Ocean Enterprise has a multi-layer architecture, as presented in the following diagram.

Data Storage Layer: handles saving and retrieving of the data managed by the OE stack. The following types of storage are used:

  • IPFS for storing the asset description. When an asset is created in OE, its description including all metadata attached to the asset is saved in IPFS.

  • Blockchain for storing the reference to the asset description. After the description of the asset is created in IPFS, the reference to the IPFS object is saved in a transaction on blockchain.

  • Web storage for storing the actual content of the assets. For assets of type dataset or algorithm, their content is saved on a storage platform accessible via HTTP protocol. The storage platform can be either on the publisher's premises or in cloud.

Business Logic Layer: Ocean Enterprise enables a decentralized exchange of data, on one side, and value, on the other side, between a publisher and a consumer. The core element that enables this exchange is represented by the Smart Contracts deployed on-chain. To this end, the OE Smart Contracts implement the flows for publishing and consuming assets. This layer includes factory contracts, templates for data NFTs and data tokens, fixed rate exchange contracts for paid assets, and Dispenser contracts for free assets.

Services Layer: Represented by the Ocean Node component, this layer acts as a bridge between the Business Logic Layer and SDK, orchestrating how requests are processed and how business logic is executed. It provides the following services:

  • orchestration of the entire consumption flows (download and Compute-To-Data).

  • validation for requests.

  • data encryption/decryption

  • data streaming of the purchased asset to the consumer

  • indexing mechanisms for assets

  • abstraction of the complexity of the business and data layer, exposing clean APIs

SDK: The ocean.js library encapsulates the Smart Contract functions to create assets as well as the services provided by Ocean Node in JavaScript functions, which can be used to develop OE-enabled business applications.

User Interface: This facilitates the interaction between an end-user and the system. OE provides two interfaces:

  • Ocean Enterprise Marketplace: a graphical interface where users can publish, retrieve and consume assets in a very user friendly manner. The user interface controls how data is displayed and how it responds to user actions. It also performs input validations before passing data to deeper levels.

  • Command Line Interface (CLI): a set of high level tools that enable the creation and consumption of OE assets from a command line interface. This is appropriate when OE assets need to be manipulated in back-end like applications, where a user interface is not required.
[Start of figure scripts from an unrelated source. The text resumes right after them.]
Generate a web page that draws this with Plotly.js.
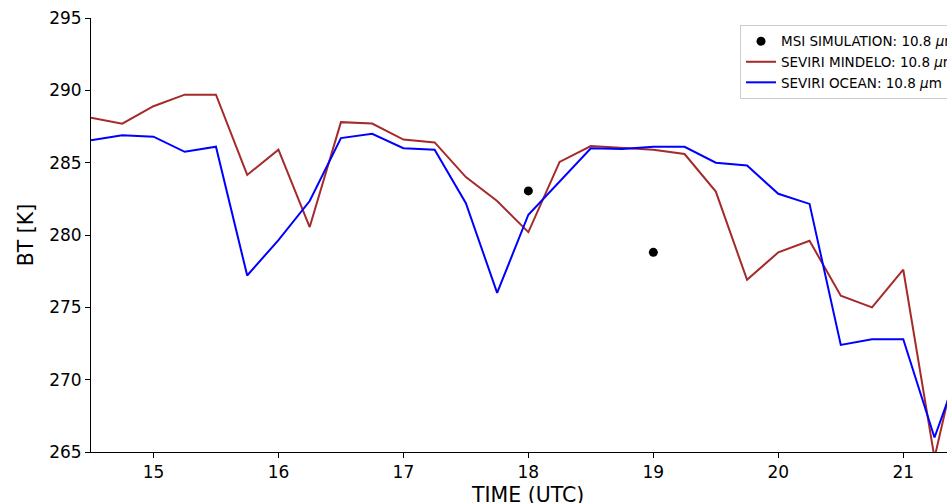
<!DOCTYPE html>
<html>
<head>
<meta charset="utf-8">
<script src="https://cdn.plot.ly/plotly-3.0.1.min.js"></script>
<style>html,body{margin:0;padding:0;background:#fff;overflow:hidden;width:947px;height:503px;}#chart{width:1000px;height:503px;}</style>
</head>
<body>
<div id="chart"></div>
<script>
const timeUTC = [14.5,14.75,15.0,15.25,15.5,15.75,16.0,16.25,16.5,16.75,17.0,17.25,17.5,17.75,18.0,18.25,18.5,18.75,19.0,19.25,19.5,19.75,20.0,20.25,20.5,20.75,21.0,21.25,21.5];
const mindelo = [288.1,287.7,288.9,289.7,289.7,284.15,285.9,280.55,287.8,287.7,286.6,286.4,284.0,282.35,280.2,285.05,286.15,286.0,285.9,285.6,283.0,276.9,278.8,279.6,275.8,275.0,277.6,264.6,274.0];
const ocean = [286.55,286.9,286.8,285.75,286.1,277.2,279.65,282.35,286.7,287.0,286.0,285.9,282.2,276.0,281.4,283.7,286.0,285.95,286.1,286.1,285.0,284.8,282.85,282.15,272.4,272.8,272.8,266.0,272.0];
const msiTime = [18, 19];
const msiBT = [283.05, 278.8];
const xTicks = [15,16,17,18,19,20,21];
const yTicks = [265,270,275,280,285,290,295];
const xTitle = 'TIME (UTC)';

const traces = [
  {x: msiTime, y: msiBT, mode: 'markers', type: 'scatter', name: 'MSI SIMULATION: 10.8 <i>μ</i>m',
   marker: {color: '#000', size: 9}},
  {x: timeUTC, y: mindelo, mode: 'lines', type: 'scatter', name: 'SEVIRI MINDELO: 10.8 <i>μ</i>m',
   line: {color: '#a52a2a', width: 2}},
  {x: timeUTC, y: ocean, mode: 'lines', type: 'scatter', name: 'SEVIRI OCEAN: 10.8 <i>μ</i>m',
   line: {color: '#0000ff', width: 2}}
];

const layout = {
  width: 1000, height: 503,
  margin: {l: 91, r: 53, t: 18, b: 51},
  paper_bgcolor: '#fff', plot_bgcolor: '#fff',
  font: {family: 'DejaVu Sans', color: '#000', size: 15},
  showlegend: true,
  legend: {x: 0.7582, y: 0.984, xanchor: 'left', yanchor: 'top', bgcolor: 'rgba(255,255,255,0.8)',
    bordercolor: '#ccc', borderwidth: 1, font: {size: 13.5, family: 'DejaVu Sans'}},
  annotations: [{text: xTitle, xref: 'paper', yref: 'paper', x: (527 - 91) / 856, y: -0.098,
    xanchor: 'center', yanchor: 'middle', showarrow: false, font: {size: 20.5, family: 'DejaVu Sans', color: '#000'}}],
  xaxis: {range: [14.5, 21.35], tickvals: xTicks, ticktext: xTicks.map(String), showgrid: false, zeroline: false,
    showline: true, linecolor: '#000', linewidth: 1, ticks: 'outside', ticklen: 5, tickcolor: '#000',
    tickfont: {size: 17}, automargin: false},
  yaxis: {range: [265, 295], tickvals: yTicks, ticktext: yTicks.map(String), showgrid: false, zeroline: false,
    showline: true, linecolor: '#000', linewidth: 1, ticks: 'outside', ticklen: 5, tickcolor: '#000',
    tickfont: {size: 17}, automargin: false, title: {text: 'BT [K]', font: {size: 20.5}, standoff: 9}}
};

Plotly.newPlot('chart', traces, layout, {displayModeBar: false, staticPlot: true});
</script>
</body>
</html>
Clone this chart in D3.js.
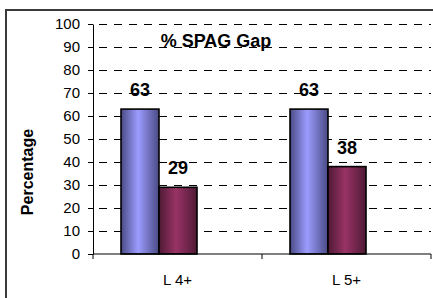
<!DOCTYPE html>
<meta charset="utf-8">
<style>
  body { margin: 0; background: #fff; }
  svg { display: block; font-family: "Liberation Sans", Arial, sans-serif; }
  .axis path, .axis line { stroke: #000; }
  .axis text { font-size: 15px; fill: #000; }
  .grid line { stroke: #000; stroke-dasharray: 8,7; }
  .bar { stroke: #000; stroke-width: 1.6; }
  .val { font-size: 18px; font-weight: bold; text-anchor: middle; }
</style>
<body>
<script src="https://d3js.org/d3.v7.min.js"></script>
<script>

  // data
  var categories = ["L 4+", "L 5+"];
  var seriesKeys = ["s1", "s2"];
  var series1 = [63, 63];
  var series2 = [29, 38];
  var yTicks = [0, 10, 20, 30, 40, 50, 60, 70, 80, 90, 100];
  var title = "% SPAG Gap";
  var yLabel = "Percentage";

  var width = 433, height = 298;
  var plot = { left: 93, right: 431, top: 24, bottom: 254 };

  var svg = d3.select("body").append("svg")
    .attr("width", width)
    .attr("height", height);

  // outer frame (cropped on right and bottom)
  svg.append("rect")
    .attr("x", 6).attr("y", 10)
    .attr("width", 500).attr("height", 400)
    .attr("fill", "none")
    .attr("stroke", "#3a3a3a")
    .attr("stroke-width", 2);

  var yScale = d3.scaleLinear().domain([0, 100]).range([plot.bottom, plot.top]);
  var xScale = d3.scaleBand().domain(categories).range([plot.left, plot.right]);
  var x1 = d3.scaleBand().domain(seriesKeys).range([28, 104]);

  // gradients for the bars
  var defs = svg.append("defs");
  function grad(id, dark, light) {
    var g = defs.append("linearGradient").attr("id", id)
      .attr("x1", "0%").attr("x2", "100%").attr("y1", "0%").attr("y2", "0%");
    g.append("stop").attr("offset", "0%").attr("stop-color", dark);
    g.append("stop").attr("offset", "45%").attr("stop-color", light);
    g.append("stop").attr("offset", "100%").attr("stop-color", dark);
  }
  grad("gBlue", "#4a4a85", "#9c9cff");
  grad("gRed", "#4f1a35", "#993366");

  // dashed gridlines
  svg.append("g")
    .attr("class", "grid")
    .selectAll("line")
    .data(yTicks.filter(function (d) { return d > 0; }))
    .enter().append("line")
    .attr("x1", plot.left + 6).attr("x2", plot.right)
    .attr("y1", function (d) { return Math.round(yScale(d)) + 0.5; })
    .attr("y2", function (d) { return Math.round(yScale(d)) + 0.5; });

  // title sits on the 90 gridline
  svg.append("text")
    .attr("x", 216).attr("y", 47)
    .attr("text-anchor", "middle")
    .attr("font-size", 18).attr("font-weight", "bold")
    .text(title);

  // bars
  var rows = categories.map(function (c, i) {
    return [{ cat: c, key: "s1", v: series1[i] }, { cat: c, key: "s2", v: series2[i] }];
  });
  var groups = svg.selectAll(".grp")
    .data(rows)
    .enter().append("g")
    .attr("class", "grp")
    .attr("transform", function (d) { return "translate(" + xScale(d[0].cat) + ",0)"; });

  groups.selectAll("rect")
    .data(function (d) { return d; })
    .enter().append("rect")
    .attr("class", "bar")
    .attr("x", function (d) { return x1(d.key); })
    .attr("width", x1.bandwidth())
    .attr("y", function (d) { return yScale(d.v); })
    .attr("height", function (d) { return yScale(0) - yScale(d.v); })
    .attr("fill", function (d) { return d.key === "s1" ? "url(#gBlue)" : "url(#gRed)"; });

  groups.selectAll(".val")
    .data(function (d) { return d; })
    .enter().append("text")
    .attr("class", "val")
    .attr("x", function (d) { return x1(d.key) + x1.bandwidth() / 2; })
    .attr("y", function (d) { return yScale(d.v) - 13; })
    .text(function (d) { return d.v; });

  // y axis
  var yAxis = d3.axisLeft(yScale).tickValues(yTicks).tickSize(5).tickSizeOuter(0).tickPadding(8);
  svg.append("g")
    .attr("class", "axis")
    .attr("transform", "translate(" + plot.left + ",0)")
    .call(yAxis);

  // x axis: ticks on category boundaries, labels at band centres
  var bounds = [plot.left].concat(categories.map(function (c) { return xScale(c) + xScale.bandwidth(); }));
  var xg = svg.append("g").attr("class", "axis");
  xg.append("line")
    .attr("x1", plot.left).attr("x2", plot.right)
    .attr("y1", yScale(0)).attr("y2", yScale(0));
  xg.selectAll(".xt")
    .data(bounds)
    .enter().append("line")
    .attr("x1", function (d) { return d; }).attr("x2", function (d) { return d; })
    .attr("y1", yScale(0)).attr("y2", yScale(0) + 5);
  xg.selectAll(".xl")
    .data(categories)
    .enter().append("text")
    .attr("x", function (d) { return xScale(d) + xScale.bandwidth() / 2; })
    .attr("y", 285)
    .attr("text-anchor", "middle")
    .text(function (d) { return d; });

  // y axis title
  svg.append("text")
    .attr("transform", "translate(33,172) rotate(-90)")
    .attr("text-anchor", "middle")
    .attr("font-size", 16).attr("font-weight", "bold")
    .text(yLabel);

</script>
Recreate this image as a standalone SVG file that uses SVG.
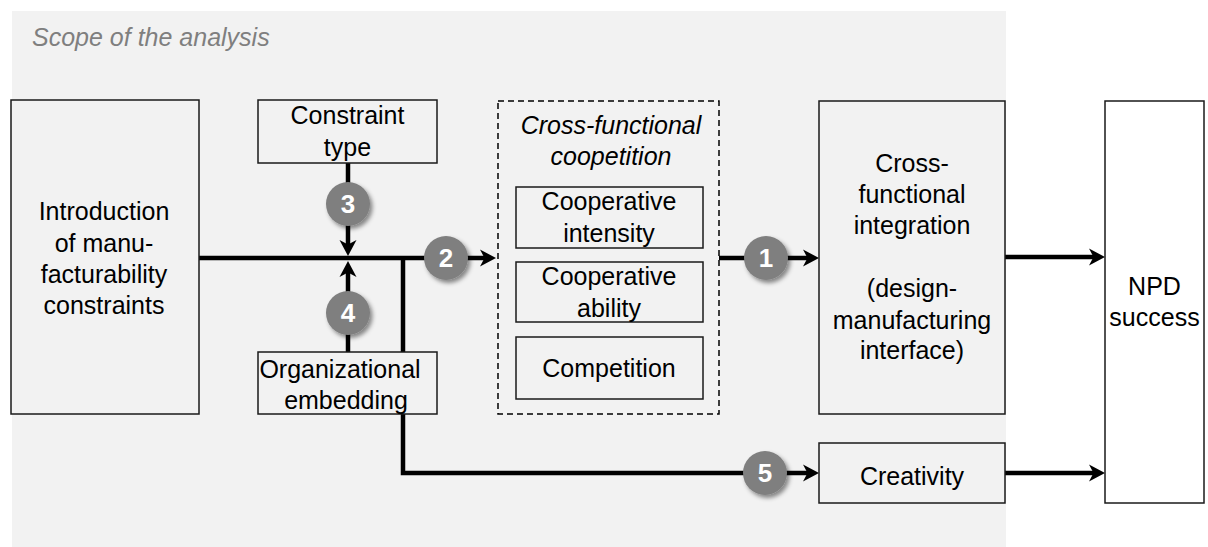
<svg xmlns="http://www.w3.org/2000/svg" width="1208" height="547" viewBox="0 0 1208 547">
  <style>
    .box { fill: #f2f2f2; stroke: #1a1a1a; stroke-width: 1.5; }
    .box-white { fill: #ffffff; stroke: #1a1a1a; stroke-width: 1.5; }
    .dashed { fill: none; stroke: #000000; stroke-width: 1.5; stroke-dasharray: 6 4; }
    .lbl { font-family: "Liberation Sans", Arial, sans-serif; font-size: 25px; fill: #000000; text-anchor: middle; }
    .ital { font-style: italic; }
    .scope { font-family: "Liberation Sans", Arial, sans-serif; font-size: 25px; font-style: italic; fill: #7f7f7f; }
    .flow { fill: none; stroke: #000000; stroke-width: 4.5; stroke-linejoin: miter; }
    .badge { fill: #7f7f7f; filter: url(#shadow); }
    .num { font-family: "Liberation Sans", Arial, sans-serif; font-size: 26px; font-weight: bold; fill: #ffffff; text-anchor: middle; }
  </style>
  <defs>
    <marker id="head" markerUnits="userSpaceOnUse" markerWidth="20" markerHeight="20" viewBox="0 -10 20 20" refX="8" refY="0" orient="auto">
      <path d="M0,-8.5 L16,0 L0,8.5 L4.5,0 Z" fill="#000000"/>
    </marker>
    <filter id="shadow" x="-40%" y="-40%" width="190%" height="190%">
      <feDropShadow dx="2.5" dy="3" stdDeviation="2.2" flood-color="#000000" flood-opacity="0.45"/>
    </filter>
  </defs>

  <!-- analysis scope backdrop -->
  <rect x="12" y="11" width="994" height="536" fill="#f2f2f2"/>
  <text class="scope" x="32" y="46">Scope of the analysis</text>

  <!-- connectors -->
  <g id="connectors">
    <line class="flow" x1="199" y1="258" x2="488" y2="258" marker-end="url(#head)"/>
    <line class="flow" x1="348" y1="163" x2="348" y2="248" marker-end="url(#head)"/>
    <line class="flow" x1="348" y1="352" x2="348" y2="269" marker-end="url(#head)"/>
    <path class="flow" d="M403,258 V473 H811" marker-end="url(#head)"/>
    <line class="flow" x1="719" y1="258" x2="811" y2="258" marker-end="url(#head)"/>
    <line class="flow" x1="1005" y1="257" x2="1097" y2="257" marker-end="url(#head)"/>
    <line class="flow" x1="1005" y1="473" x2="1097" y2="473" marker-end="url(#head)"/>

    <g id="badge-3"><circle class="badge" cx="348" cy="204" r="22"/><text class="num" x="348" y="213">3</text></g>
    <g id="badge-4"><circle class="badge" cx="348" cy="313" r="22"/><text class="num" x="348" y="322">4</text></g>
    <g id="badge-2"><circle class="badge" cx="446" cy="258" r="22"/><text class="num" x="446" y="267">2</text></g>
    <g id="badge-1"><circle class="badge" cx="766" cy="258" r="22"/><text class="num" x="766" y="267">1</text></g>
    <g id="badge-5"><circle class="badge" cx="765" cy="473" r="22"/><text class="num" x="765" y="482">5</text></g>
  </g>

  <!-- nodes -->
  <g id="introduction">
    <rect class="box" x="11" y="100" width="188" height="314"/>
    <text class="lbl" x="104" y="220">Introduction</text>
    <text class="lbl" x="104" y="252">of manu-</text>
    <text class="lbl" x="104" y="283">facturability</text>
    <text class="lbl" x="104" y="314">constraints</text>
  </g>

  <g id="constraint-type">
    <rect class="box" x="258" y="100" width="179" height="63"/>
    <text class="lbl" x="347.5" y="124">Constraint</text>
    <text class="lbl" x="347.5" y="156">type</text>
  </g>

  <g id="organizational-embedding">
    <rect class="box" x="258" y="352" width="179" height="62"/>
    <text class="lbl" x="340" y="378">Organizational</text>
    <text class="lbl" x="346" y="409">embedding</text>
  </g>

  <g id="coopetition">
    <rect class="dashed" x="498" y="101" width="221" height="313"/>
    <text class="lbl ital" x="611" y="134">Cross-functional</text>
    <text class="lbl ital" x="611" y="165">coopetition</text>
  </g>

  <g id="cooperative-intensity">
    <rect class="box" x="516" y="187" width="187" height="61"/>
    <text class="lbl" x="609" y="210">Cooperative</text>
    <text class="lbl" x="609" y="242">intensity</text>
  </g>

  <g id="cooperative-ability">
    <rect class="box" x="516" y="262" width="187" height="60"/>
    <text class="lbl" x="609" y="285">Cooperative</text>
    <text class="lbl" x="609" y="317">ability</text>
  </g>

  <g id="competition">
    <rect class="box" x="516" y="337" width="187" height="62"/>
    <text class="lbl" x="609" y="377">Competition</text>
  </g>

  <g id="cross-functional-integration">
    <rect class="box" x="819" y="101" width="186" height="313"/>
    <text class="lbl" x="912" y="172">Cross-</text>
    <text class="lbl" x="912" y="203">functional</text>
    <text class="lbl" x="912" y="234">integration</text>
    <text class="lbl" x="912" y="297">(design-</text>
    <text class="lbl" x="912" y="329">manufacturing</text>
    <text class="lbl" x="912" y="359">interface)</text>
  </g>

  <g id="creativity">
    <rect class="box" x="819" y="443" width="186" height="60"/>
    <text class="lbl" x="912" y="485">Creativity</text>
  </g>

  <g id="npd-success">
    <rect class="box-white" x="1105" y="101" width="99" height="402"/>
    <text class="lbl" x="1154.5" y="295">NPD</text>
    <text class="lbl" x="1154.5" y="326">success</text>
  </g>
</svg>
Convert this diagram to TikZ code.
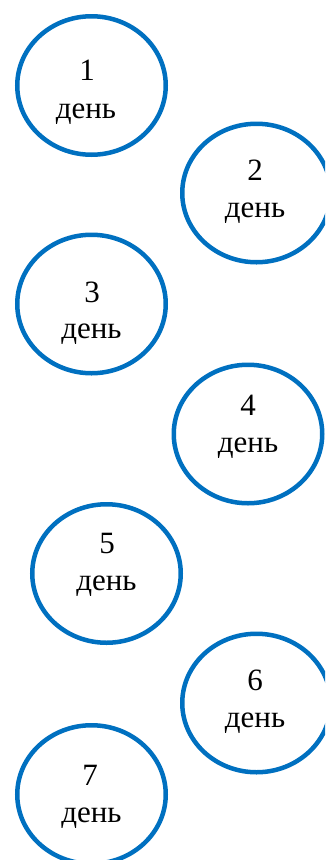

Access Control Layer: Is a critical component that governs who can interact with specific resources in OE and under what conditions. It acts as a gatekeeper, enforcing policies that determine user permissions based on identity or other descriptive attributes. This layer controls, for instance, who is allowed to publish assets, who is allowed to consume a specific asset, or what algorithm is allowed to be executed on top of a specific dataset.